### Code that draws figures
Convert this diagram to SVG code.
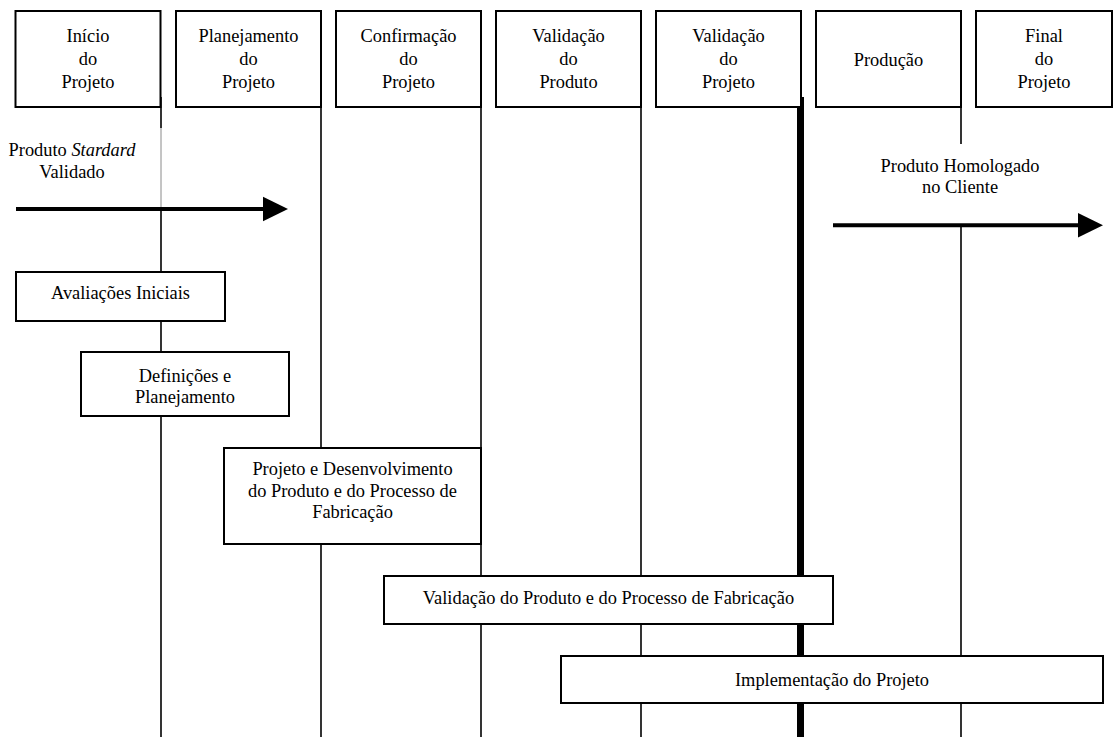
<svg xmlns="http://www.w3.org/2000/svg" width="1114" height="747" viewBox="0 0 1114 747" font-family="'Liberation Serif', 'DejaVu Serif', serif">
  <style>
    .box { fill: #fff; stroke: #000; stroke-width: 2; }
    .lane { stroke: #000; stroke-width: 1.6; fill: none; }
    .gate { stroke: #000; stroke-width: 7; fill: none; }
    .flow { stroke: #000; stroke-width: 4; fill: none; }
    text { font-family: 'Liberation Serif', 'DejaVu Serif', serif; font-size: 18.4px; fill: #000; text-anchor: middle; }
  </style>
  <defs>
    <marker id="head" markerUnits="userSpaceOnUse" markerWidth="25" markerHeight="25" refX="0" refY="12.3" orient="auto" overflow="visible">
      <path d="M0,0 L25,12.3 L0,24.6 Z" fill="#000"/>
    </marker>
  </defs>
  <rect width="1114" height="747" fill="#fff"/>

  <!-- phase lines and flow arrows -->
  <g id="connectors">
    <line class="lane" x1="161" y1="97" x2="161" y2="128"/>
    <line x1="161" y1="128" x2="161" y2="209" stroke="#8a8a8a" stroke-width="1"/>
    <line class="lane" x1="161" y1="209" x2="161" y2="737"/>
    <line class="lane" x1="321" y1="97" x2="321" y2="737"/>
    <line class="lane" x1="481" y1="97" x2="481" y2="737"/>
    <line class="lane" x1="641" y1="97" x2="641" y2="737"/>
    <line class="gate" x1="800.5" y1="97" x2="800.5" y2="737"/>
    <line class="lane" x1="961" y1="97" x2="961" y2="144"/>
    <line class="lane" x1="961" y1="225" x2="961" y2="737"/>
    <line class="flow" x1="16" y1="209" x2="263" y2="209" marker-end="url(#head)"/>
    <line class="flow" x1="833" y1="225.3" x2="1078" y2="225.3" marker-end="url(#head)"/>
  </g>

  <!-- phase headers -->
  <g id="inicio">
    <rect class="box" x="15.5" y="11" width="145" height="96"/>
    <text x="88" y="42">Início</text>
    <text x="88" y="65">do</text>
    <text x="88" y="88">Projeto</text>
  </g>
  <g id="planejamento">
    <rect class="box" x="176" y="11" width="145" height="96"/>
    <text x="248.5" y="42">Planejamento</text>
    <text x="248.5" y="65">do</text>
    <text x="248.5" y="88">Projeto</text>
  </g>
  <g id="confirmacao">
    <rect class="box" x="336" y="11" width="145" height="96"/>
    <text x="408.5" y="42">Confirmação</text>
    <text x="408.5" y="65">do</text>
    <text x="408.5" y="88">Projeto</text>
  </g>
  <g id="validacao-produto">
    <rect class="box" x="496" y="11" width="145" height="96"/>
    <text x="568.5" y="42">Validação</text>
    <text x="568.5" y="65">do</text>
    <text x="568.5" y="88">Produto</text>
  </g>
  <g id="validacao-projeto">
    <rect class="box" x="656" y="11" width="145" height="96"/>
    <text x="728.5" y="42">Validação</text>
    <text x="728.5" y="65">do</text>
    <text x="728.5" y="88">Projeto</text>
  </g>
  <g id="producao">
    <rect class="box" x="816" y="11" width="145" height="96"/>
    <text x="888.5" y="66">Produção</text>
  </g>
  <g id="final">
    <rect class="box" x="976" y="11" width="136" height="96"/>
    <text x="1044" y="42">Final</text>
    <text x="1044" y="65">do</text>
    <text x="1044" y="88">Projeto</text>
  </g>

  <!-- arrow labels -->
  <g id="label-standard">
    <text x="72" y="156">Produto <tspan font-style="italic">Stardard</tspan></text>
    <text x="72" y="177.5">Validado</text>
  </g>
  <g id="label-homologado">
    <text x="960" y="172">Produto Homologado</text>
    <text x="960" y="193">no Cliente</text>
  </g>

  <!-- activities -->
  <g id="avaliacoes">
    <rect class="box" x="16" y="272" width="209" height="49"/>
    <text x="120.5" y="299">Avaliações Iniciais</text>
  </g>
  <g id="definicoes">
    <rect class="box" x="81" y="352" width="208" height="64"/>
    <text x="185" y="382">Definições e</text>
    <text x="185" y="403">Planejamento</text>
  </g>
  <g id="desenvolvimento">
    <rect class="box" x="224" y="448" width="257" height="96"/>
    <text x="352.5" y="475">Projeto e Desenvolvimento</text>
    <text x="352.5" y="496.5">do Produto e do Processo de</text>
    <text x="352.5" y="518">Fabricação</text>
  </g>
  <g id="validacao-processo">
    <rect class="box" x="384" y="576" width="449" height="48"/>
    <text x="608.5" y="604">Validação do Produto e do Processo de Fabricação</text>
  </g>
  <g id="implementacao">
    <rect class="box" x="561" y="656" width="542" height="47"/>
    <text x="832" y="686">Implementação do Projeto</text>
  </g>
</svg>
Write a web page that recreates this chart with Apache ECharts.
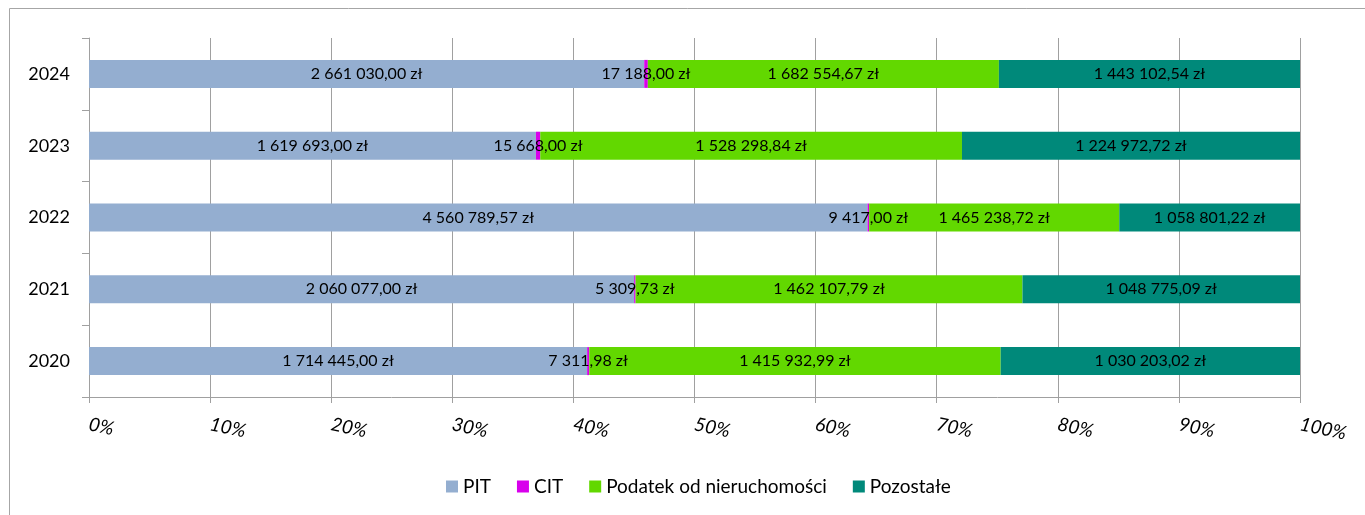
<!DOCTYPE html>
<html><head><meta charset="utf-8">
<script src="https://cdn.jsdelivr.net/npm/echarts@6/dist/echarts.min.js"></script>
<style>html,body{margin:0;padding:0;background:#fff}#c{width:1365px;height:515px}</style>
</head><body><div id="c"></div>
<script>
const years = ['2020', '2021', '2022', '2023', '2024'];
const seriesNames = ['PIT', 'CIT', 'Podatek od nieruchomości', 'Pozostałe'];
const pit = [1714445.00, 2060077.00, 4560789.57, 1619693.00, 2661030.00];
const cit = [7311.98, 5309.73, 9417.00, 15668.00, 17188.00];
const podatek = [1415932.99, 1462107.79, 1465238.72, 1528298.84, 1682554.67];
const pozostale = [1030203.02, 1048775.09, 1058801.22, 1224972.72, 1443102.54];
const xTicks = [0, 10, 20, 30, 40, 50, 60, 70, 80, 90, 100];
const colors = ['#94AED0', '#D800EC', '#62D800', '#00897A'];

const raw = [pit, cit, podatek, pozostale];
const totals = years.map((_, i) => raw.reduce((s, a) => s + a[i], 0));

function fmt(v) {
  const parts = v.toFixed(2).split('.');
  const int = parts[0].replace(/\B(?=(\d{3})+(?!\d))/g, ' ');
  return int + ',' + parts[1] + ' zł';
}

const FONT = 'Lato';
const chart = echarts.init(document.getElementById('c'), null, {renderer: 'canvas'});
chart.setOption({
  animation: false,
  textStyle: {fontFamily: FONT},
  graphic: [{
    type: 'polyline', silent: true,
    shape: {points: [[9.5, 515], [9.5, 8.5], [1365, 8.5]]},
    style: {stroke: '#A6A6A6', lineWidth: 1, fill: null}
  }],
  grid: {left: 89, right: 65, top: 38, bottom: 118, containLabel: false},
  legend: {
    left: 441, top: 472,
    icon: 'rect', itemWidth: 12, itemHeight: 12, itemGap: 26,
    textStyle: {fontSize: 19, color: '#000', fontFamily: FONT},
    data: seriesNames
  },
  xAxis: {
    type: 'value', min: 0, max: 100, interval: 10,
    axisLine: {show: true, lineStyle: {color: '#A0A0A0', width: 1}},
    axisTick: {show: true, length: 6, lineStyle: {color: '#A0A0A0'}},
    splitLine: {show: true, lineStyle: {color: '#A0A0A0', width: 1}},
    axisLabel: {
      rotate: -12, margin: 27, fontSize: 19, fontStyle: 'italic', color: '#000',
      fontFamily: FONT,
      formatter: v => (xTicks.includes(v) ? v + '%' : '')
    }
  },
  yAxis: {
    type: 'category', data: years,
    axisLine: {show: true, lineStyle: {color: '#A0A0A0', width: 1}},
    axisTick: {show: true, length: 7, lineStyle: {color: '#A0A0A0'}},
    splitLine: {show: false},
    axisLabel: {fontSize: 18, color: '#000', margin: 19, fontFamily: FONT}
  },
  series: raw.map((arr, si) => ({
    name: seriesNames[si],
    type: 'bar', stack: 'total', barWidth: 28,
    itemStyle: {color: colors[si]},
    label: {
      show: true, position: 'inside', color: '#000', fontSize: 16, fontFamily: FONT,
      formatter: p => fmt(arr[p.dataIndex])
    },
    labelLayout: {hideOverlap: false},
    data: arr.map((v, i) => v / totals[i] * 100)
  }))
});
</script></body></html>
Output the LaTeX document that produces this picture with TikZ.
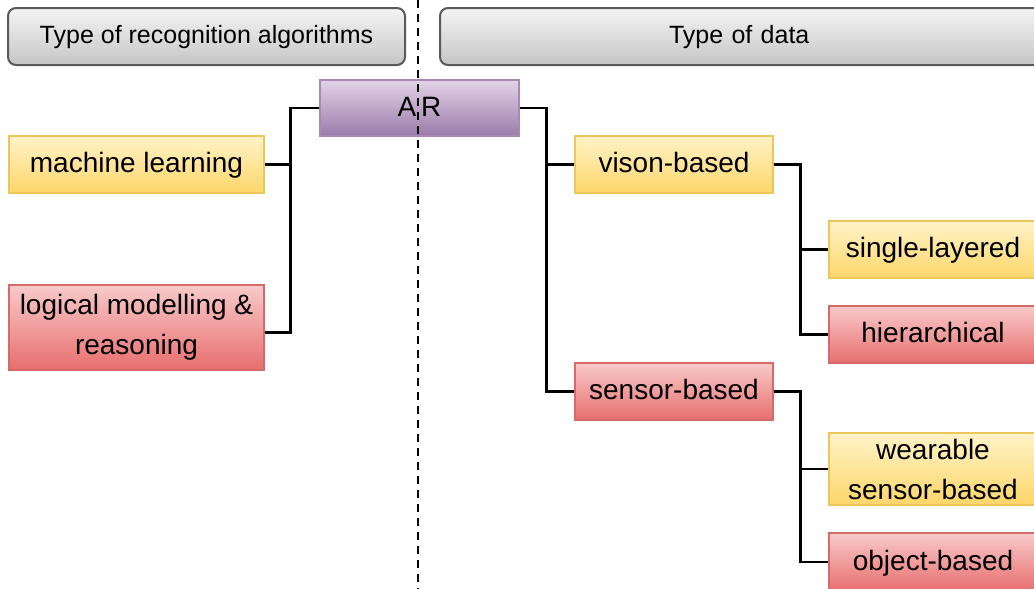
\documentclass[tikz,border=0pt]{standalone}
\usepackage{fontspec}
\setmainfont{Liberation Sans}
\begin{document}
\begin{tikzpicture}[x=1pt,y=-1pt,
  base/.style={draw, line width=1.2pt, align=center, inner sep=0pt,
    font=\fontsize{28}{40}\selectfont},
  one/.style={text height=20pt, text depth=4pt},
  yel/.style={base, top color=yelT, bottom color=yelB, draw=yelD},
  red/.style={base, top color=redT, bottom color=redB, draw=redD},
  pur/.style={base, top color=purT, bottom color=purB, draw=purD},
  hdr/.style={draw=hdrD, line width=2pt, rounded corners=8pt, top color=hdrT, bottom color=hdrB,
    inner sep=0pt, text height=18pt, text depth=4pt, font=\fontsize{25}{30}\selectfont},
  conn/.style={line width=2.5pt, black},
  sep/.style={line width=2.5pt, dash pattern=on 8pt off 6pt}
]
\definecolor{yelT}{HTML}{FFF3C8}
\definecolor{yelB}{HTML}{FDD66A}
\definecolor{yelD}{HTML}{EBC75A}
\definecolor{redT}{HTML}{F8CACA}
\definecolor{redB}{HTML}{E86E6E}
\definecolor{redD}{HTML}{D46A6A}
\definecolor{purT}{HTML}{E3D3E8}
\definecolor{purB}{HTML}{9B7BA9}
\definecolor{purD}{HTML}{A888B5}
\definecolor{hdrT}{HTML}{F4F4F4}
\definecolor{hdrB}{HTML}{C6C6C6}
\definecolor{hdrD}{HTML}{5A5A5A}
\useasboundingbox (0,0) rectangle (1034,589);
\clip (0,0) rectangle (1034,589);

% headers
\node[hdr, minimum width=397pt, minimum height=57pt] (h1) at (206.5,36.5) {Type of recognition algorithms};
\node[hdr, minimum width=620pt, minimum height=57pt, text width=600pt, align=left] (h2) at (750,36.5) {\hspace*{219pt}Type of data};

% nodes
\node[pur, one, minimum width=199pt, minimum height=56pt] (ar) at (419.5,108) {A\kern5pt R};
\node[yel, one, minimum width=255pt, minimum height=57pt] (ml) at (136.5,164.5) {machine learning};
\node[red, minimum width=255pt, minimum height=85pt] (lm) at (136.5,327.5) {logical modelling \&\\reasoning};
\node[yel, one, minimum width=198pt, minimum height=57pt] (vb) at (674,164.5) {vison-based};
\node[red, one, minimum width=198pt, minimum height=57pt] (sb) at (674,391.5) {sensor-based};
\node[yel, one, minimum width=208pt, minimum height=57pt] (sl) at (933,249.5) {single-layered};
\node[red, one, minimum width=208pt, minimum height=57pt] (hi) at (933,334.5) {hierarchical};
\node[yel, minimum width=208pt, minimum height=72pt] (ws) at (933,469) {wearable\\sensor-based};
\node[red, one, minimum width=208pt, minimum height=58pt] (ob) at (933,562) {object-based};

% connectors
\draw[conn] (ar.west) -- ++(-29,0) |- (ml.east);
\draw[conn] (ar.west) -- ++(-29,0) |- ([yshift=-5pt]lm.east);
\draw[conn] (ar.east) -- ++(27,0) |- (vb.west);
\draw[conn] (ar.east) -- ++(27,0) |- (sb.west);
\draw[conn] (vb.east) -- ++(27,0) |- (sl.west);
\draw[conn] (vb.east) -- ++(27,0) |- (hi.west);
\draw[conn] (sb.east) -- ++(27,0) |- (ws.west);
\draw[conn] (sb.east) -- ++(27,0) |- (ob.west);

% separator
\coordinate (st) at (418,0);
\coordinate (sbot) at (418,589);
\draw[sep] (st) -- (sbot);
\end{tikzpicture}
\end{document}
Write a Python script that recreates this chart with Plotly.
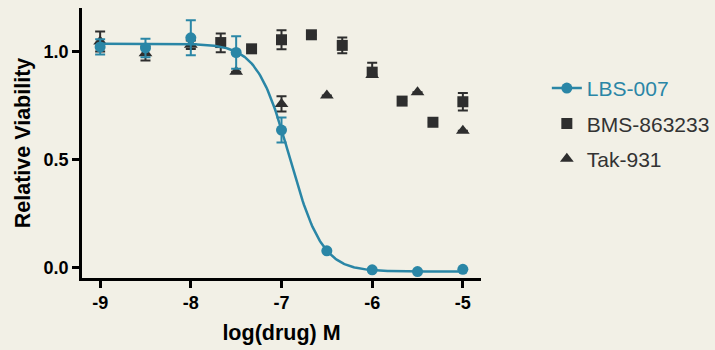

### Goal
Write only the number of lines in the data above that include "script".

### Output for this exercise
4